Si la commission mixte paritaire n’a pas abouti, ce n’est pas, en tout cas, à cause des dispositions fiscales du projet de loi.
Tout d’abord, plusieurs dispositions ont fait l’objet d’une adoption conforme en première lecture, dont la garantie fiscale, l’une des avancées les plus notables du texte en faveur des contribuables.
Dans le même esprit, le Sénat avait introduit un article additionnel prévoyant que, à l’issue d’un contrôle, le courrier adressé au contribuable mentionnerait non seulement les points faisant l’objet de rectifications, mais aussi les points que le vérificateur a examinés et qu’il considère comme conformes à la loi fiscale. Les députés ont apporté leur soutien à cette mesure et l’ont étendue aux contributions indirectes.
Introduite par le Sénat, la dispense d’obligation de télédéclaration pour les contribuables résidant dans une zone blanche a été maintenue par l’Assemblée nationale.
En définitive, rien d’ambitieux dans ce projet de loi. Le droit à l’erreur existe en effet depuis bien longtemps en matière fiscale.
Trois motifs importants de désaccord demeurent sur les articles fiscaux du projet de loi, mais nous ne perdons pas espoir d’aboutir à un compromis.
Premièrement, l’article prévoyant la publication des rescrits, que l’Assemblée nationale a supprimé, a été rétabli par notre commission spéciale dans une rédaction de compromis, limitée aux demandes présentant un intérêt général, et non plus une portée générale, de façon à laisser une plus grande marge d’appréciation à l’administration.
Deuxièmement, en ce qui concerne l’ouverture au public des données relatives aux transactions immobilières, nous avons choisi de rétablir les garanties nécessaires à la protection de la vie privée, mais dans une version de compromis compatible avec un dispositif d’open data. À l’heure du règlement général sur la protection des données, nous ne pouvons aller à rebours de l’histoire.
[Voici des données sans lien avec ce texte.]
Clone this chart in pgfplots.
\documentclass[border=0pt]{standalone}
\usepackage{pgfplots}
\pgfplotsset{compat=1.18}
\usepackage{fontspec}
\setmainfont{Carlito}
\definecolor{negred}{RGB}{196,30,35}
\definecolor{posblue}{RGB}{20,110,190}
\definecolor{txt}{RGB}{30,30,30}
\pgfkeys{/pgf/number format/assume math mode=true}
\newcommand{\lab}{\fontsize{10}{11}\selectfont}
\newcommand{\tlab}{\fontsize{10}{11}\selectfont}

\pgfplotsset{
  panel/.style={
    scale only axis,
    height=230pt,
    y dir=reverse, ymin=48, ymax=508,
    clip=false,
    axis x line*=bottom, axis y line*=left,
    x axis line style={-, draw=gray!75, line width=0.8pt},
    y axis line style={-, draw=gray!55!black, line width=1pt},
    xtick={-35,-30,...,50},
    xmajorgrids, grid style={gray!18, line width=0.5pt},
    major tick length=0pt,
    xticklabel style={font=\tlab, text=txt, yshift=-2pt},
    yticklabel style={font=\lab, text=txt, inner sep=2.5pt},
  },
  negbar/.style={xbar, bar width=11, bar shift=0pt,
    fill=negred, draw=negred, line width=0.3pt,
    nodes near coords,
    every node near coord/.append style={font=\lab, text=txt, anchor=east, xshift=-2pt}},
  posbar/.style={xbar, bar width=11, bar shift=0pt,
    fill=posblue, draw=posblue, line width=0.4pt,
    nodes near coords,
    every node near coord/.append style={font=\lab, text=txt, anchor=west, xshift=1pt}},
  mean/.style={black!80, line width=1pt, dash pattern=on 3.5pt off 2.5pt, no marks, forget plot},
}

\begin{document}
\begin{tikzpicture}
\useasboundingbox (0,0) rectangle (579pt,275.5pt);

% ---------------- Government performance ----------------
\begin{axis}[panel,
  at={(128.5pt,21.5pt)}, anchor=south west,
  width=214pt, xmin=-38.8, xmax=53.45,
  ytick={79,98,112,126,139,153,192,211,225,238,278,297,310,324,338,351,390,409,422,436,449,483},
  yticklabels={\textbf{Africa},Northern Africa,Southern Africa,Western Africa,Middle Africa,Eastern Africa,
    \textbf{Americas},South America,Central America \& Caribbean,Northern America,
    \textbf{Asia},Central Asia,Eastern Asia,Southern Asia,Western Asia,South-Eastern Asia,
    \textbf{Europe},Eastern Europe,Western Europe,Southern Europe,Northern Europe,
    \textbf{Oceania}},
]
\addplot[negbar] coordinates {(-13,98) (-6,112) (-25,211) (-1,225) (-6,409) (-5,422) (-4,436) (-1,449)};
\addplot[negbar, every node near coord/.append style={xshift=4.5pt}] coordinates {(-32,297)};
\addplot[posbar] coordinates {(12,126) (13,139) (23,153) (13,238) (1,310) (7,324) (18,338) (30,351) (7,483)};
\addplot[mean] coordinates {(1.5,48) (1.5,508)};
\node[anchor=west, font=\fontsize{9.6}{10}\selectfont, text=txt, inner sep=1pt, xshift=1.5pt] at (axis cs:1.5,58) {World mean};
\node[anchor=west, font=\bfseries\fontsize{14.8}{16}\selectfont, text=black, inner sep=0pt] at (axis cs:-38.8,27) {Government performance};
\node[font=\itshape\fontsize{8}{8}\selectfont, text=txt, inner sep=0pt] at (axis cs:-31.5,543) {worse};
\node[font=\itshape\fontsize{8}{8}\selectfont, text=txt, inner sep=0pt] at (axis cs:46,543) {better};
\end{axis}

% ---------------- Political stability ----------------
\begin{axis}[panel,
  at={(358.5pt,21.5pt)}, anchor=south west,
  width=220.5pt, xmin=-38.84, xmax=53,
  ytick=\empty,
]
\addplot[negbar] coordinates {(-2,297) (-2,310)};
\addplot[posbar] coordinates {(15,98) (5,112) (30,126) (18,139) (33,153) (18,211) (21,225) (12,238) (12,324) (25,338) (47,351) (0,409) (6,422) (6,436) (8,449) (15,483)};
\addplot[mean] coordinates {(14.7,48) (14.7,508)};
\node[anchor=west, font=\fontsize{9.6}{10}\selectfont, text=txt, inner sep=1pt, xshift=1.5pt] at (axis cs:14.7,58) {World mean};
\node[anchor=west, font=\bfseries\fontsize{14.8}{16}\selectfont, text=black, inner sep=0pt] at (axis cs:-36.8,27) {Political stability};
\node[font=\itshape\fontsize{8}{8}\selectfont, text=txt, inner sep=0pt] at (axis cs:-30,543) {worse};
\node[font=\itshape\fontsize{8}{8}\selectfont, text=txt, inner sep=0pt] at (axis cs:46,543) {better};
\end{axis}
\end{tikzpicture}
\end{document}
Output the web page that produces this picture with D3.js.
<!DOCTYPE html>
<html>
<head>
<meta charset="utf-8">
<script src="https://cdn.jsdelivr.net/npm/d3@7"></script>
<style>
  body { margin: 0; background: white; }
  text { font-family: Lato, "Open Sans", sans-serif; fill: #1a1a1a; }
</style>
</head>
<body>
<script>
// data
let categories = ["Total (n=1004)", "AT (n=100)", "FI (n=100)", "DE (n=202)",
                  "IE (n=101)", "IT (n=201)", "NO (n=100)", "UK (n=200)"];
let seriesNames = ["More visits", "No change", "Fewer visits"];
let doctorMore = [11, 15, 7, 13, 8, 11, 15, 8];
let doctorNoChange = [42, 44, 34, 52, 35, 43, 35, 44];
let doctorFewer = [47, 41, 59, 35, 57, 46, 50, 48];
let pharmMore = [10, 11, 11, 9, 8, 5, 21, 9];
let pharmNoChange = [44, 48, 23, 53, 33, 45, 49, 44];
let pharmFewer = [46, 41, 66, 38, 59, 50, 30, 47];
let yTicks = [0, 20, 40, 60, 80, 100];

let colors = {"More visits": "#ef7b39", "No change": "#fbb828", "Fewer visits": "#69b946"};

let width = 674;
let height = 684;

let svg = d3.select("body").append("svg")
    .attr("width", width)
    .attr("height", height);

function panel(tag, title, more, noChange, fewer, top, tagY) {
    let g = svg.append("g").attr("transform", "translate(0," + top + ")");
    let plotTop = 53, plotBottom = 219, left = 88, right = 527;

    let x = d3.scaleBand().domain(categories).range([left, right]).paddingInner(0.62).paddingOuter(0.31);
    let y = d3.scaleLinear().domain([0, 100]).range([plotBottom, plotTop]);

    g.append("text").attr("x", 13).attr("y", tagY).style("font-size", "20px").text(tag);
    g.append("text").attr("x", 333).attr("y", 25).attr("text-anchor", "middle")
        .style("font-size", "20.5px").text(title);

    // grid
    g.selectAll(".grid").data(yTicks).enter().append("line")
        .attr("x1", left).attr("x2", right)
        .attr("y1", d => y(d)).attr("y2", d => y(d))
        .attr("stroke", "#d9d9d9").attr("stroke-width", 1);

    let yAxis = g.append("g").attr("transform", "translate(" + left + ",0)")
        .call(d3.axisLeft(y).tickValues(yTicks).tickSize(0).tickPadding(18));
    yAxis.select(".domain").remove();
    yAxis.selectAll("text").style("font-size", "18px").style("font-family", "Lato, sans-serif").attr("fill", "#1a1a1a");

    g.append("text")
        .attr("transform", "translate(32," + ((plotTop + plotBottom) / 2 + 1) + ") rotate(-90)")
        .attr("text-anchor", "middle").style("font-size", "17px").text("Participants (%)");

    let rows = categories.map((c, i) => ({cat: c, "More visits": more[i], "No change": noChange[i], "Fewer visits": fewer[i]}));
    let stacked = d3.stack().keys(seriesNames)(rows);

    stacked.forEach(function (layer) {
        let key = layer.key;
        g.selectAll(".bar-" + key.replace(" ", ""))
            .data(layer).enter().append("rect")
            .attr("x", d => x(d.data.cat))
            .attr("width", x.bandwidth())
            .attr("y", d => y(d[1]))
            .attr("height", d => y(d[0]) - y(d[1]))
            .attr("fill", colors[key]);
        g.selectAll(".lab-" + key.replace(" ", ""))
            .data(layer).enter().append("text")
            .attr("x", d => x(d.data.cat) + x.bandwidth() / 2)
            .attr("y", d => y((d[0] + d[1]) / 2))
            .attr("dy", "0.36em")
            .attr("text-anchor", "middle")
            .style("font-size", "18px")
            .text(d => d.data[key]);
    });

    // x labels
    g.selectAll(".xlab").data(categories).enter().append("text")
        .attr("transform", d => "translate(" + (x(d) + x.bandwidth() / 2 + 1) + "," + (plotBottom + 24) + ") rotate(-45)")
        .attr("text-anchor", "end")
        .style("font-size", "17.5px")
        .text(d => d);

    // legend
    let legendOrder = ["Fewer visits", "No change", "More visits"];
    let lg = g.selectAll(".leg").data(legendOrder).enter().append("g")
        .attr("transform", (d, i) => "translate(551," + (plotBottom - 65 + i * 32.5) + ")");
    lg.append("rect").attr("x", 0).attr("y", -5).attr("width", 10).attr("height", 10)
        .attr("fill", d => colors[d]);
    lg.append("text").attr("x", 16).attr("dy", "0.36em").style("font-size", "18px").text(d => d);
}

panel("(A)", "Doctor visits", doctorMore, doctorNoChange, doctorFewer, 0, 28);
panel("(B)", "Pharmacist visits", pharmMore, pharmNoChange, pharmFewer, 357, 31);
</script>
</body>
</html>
Troisièmement, nous avons précisé, comme en première lecture, le champ de l’habilitation prévue pour relancer la relation de confiance, tout en conservant un apport bienvenu des députés, qui permettrait à l’administration de labelliser les sociétés engagées dans le dispositif dans une logique de responsabilité fiscale des entreprises.
J’en viens aux dispositions touchant aux affaires sociales.
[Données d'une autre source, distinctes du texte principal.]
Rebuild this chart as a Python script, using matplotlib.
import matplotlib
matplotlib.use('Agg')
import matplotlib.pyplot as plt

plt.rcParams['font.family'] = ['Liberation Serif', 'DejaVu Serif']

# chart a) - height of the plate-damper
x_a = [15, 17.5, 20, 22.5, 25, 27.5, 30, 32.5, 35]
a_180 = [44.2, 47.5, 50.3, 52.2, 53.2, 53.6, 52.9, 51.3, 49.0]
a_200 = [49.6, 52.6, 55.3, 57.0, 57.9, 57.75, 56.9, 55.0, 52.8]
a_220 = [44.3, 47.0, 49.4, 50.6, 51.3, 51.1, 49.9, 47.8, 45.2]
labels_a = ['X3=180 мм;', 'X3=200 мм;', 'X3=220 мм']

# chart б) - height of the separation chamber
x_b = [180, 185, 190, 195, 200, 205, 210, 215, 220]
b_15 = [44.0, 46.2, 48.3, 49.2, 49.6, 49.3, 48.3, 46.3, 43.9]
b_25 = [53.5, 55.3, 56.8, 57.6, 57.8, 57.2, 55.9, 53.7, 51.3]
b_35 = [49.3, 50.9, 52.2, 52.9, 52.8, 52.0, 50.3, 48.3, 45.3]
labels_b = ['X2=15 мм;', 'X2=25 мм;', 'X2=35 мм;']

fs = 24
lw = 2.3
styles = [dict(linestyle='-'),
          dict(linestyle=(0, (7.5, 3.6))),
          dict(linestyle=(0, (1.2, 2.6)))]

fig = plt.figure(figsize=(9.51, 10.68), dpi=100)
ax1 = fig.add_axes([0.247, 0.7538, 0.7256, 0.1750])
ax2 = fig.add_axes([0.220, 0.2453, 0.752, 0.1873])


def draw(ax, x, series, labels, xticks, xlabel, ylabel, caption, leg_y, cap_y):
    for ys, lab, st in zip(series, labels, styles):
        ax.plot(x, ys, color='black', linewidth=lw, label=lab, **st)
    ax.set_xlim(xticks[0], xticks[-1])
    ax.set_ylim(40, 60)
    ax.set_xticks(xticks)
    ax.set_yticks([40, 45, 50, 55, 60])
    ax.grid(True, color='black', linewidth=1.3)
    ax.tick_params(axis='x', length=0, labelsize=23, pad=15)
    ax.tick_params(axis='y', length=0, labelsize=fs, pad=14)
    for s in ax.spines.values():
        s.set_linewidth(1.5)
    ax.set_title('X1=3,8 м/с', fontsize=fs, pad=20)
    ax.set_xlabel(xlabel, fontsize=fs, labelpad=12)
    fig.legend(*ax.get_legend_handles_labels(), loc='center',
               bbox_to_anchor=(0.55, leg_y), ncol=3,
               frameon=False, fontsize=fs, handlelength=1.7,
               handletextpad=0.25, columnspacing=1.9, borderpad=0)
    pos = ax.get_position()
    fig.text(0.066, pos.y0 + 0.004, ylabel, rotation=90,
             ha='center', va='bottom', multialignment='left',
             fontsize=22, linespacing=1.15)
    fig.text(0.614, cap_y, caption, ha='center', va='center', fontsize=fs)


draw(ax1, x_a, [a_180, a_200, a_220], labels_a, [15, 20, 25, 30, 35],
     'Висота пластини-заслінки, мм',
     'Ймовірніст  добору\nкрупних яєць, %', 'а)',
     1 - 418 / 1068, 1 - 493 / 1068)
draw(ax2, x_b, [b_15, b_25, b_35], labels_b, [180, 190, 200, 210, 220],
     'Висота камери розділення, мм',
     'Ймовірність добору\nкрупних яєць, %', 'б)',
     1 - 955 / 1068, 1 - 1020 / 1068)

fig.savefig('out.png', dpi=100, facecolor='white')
En ce qui concerne la médiation, l’Assemblée nationale a créé un dispositif juridique commun à l’ensemble des branches du régime général de la sécurité sociale, tenant compte de nos préoccupations.
Le projet de loi prévoit aussi, à titre expérimental, un cadre dérogatoire au droit du travail pour permettre la mise en place de prestations de relayage des proches aidants. Nous rétablirons l’encadrement de cette expérimentation, en rendant applicable la convention collective des salariés du particulier employeur.
De même, nous rétablirons un article modulant le montant de l’annulation des exonérations de cotisations sociales encourue par l’employeur lorsqu’il omet de déclarer certaines heures supplémentaires ou qu’une prestation de services est requalifiée en travail salarié.
Enfin, je vous proposerai à nouveau de supprimer l’habilitation demandée par le Gouvernement pour réformer par ordonnances les règles qui régissent les modes d’accueil du jeune enfant. Outre qu’il s’agit clairement d’un cavalier législatif, le champ de cette habilitation me semble excessivement large.
Je vous fais confiance, monsieur le secrétaire d’État.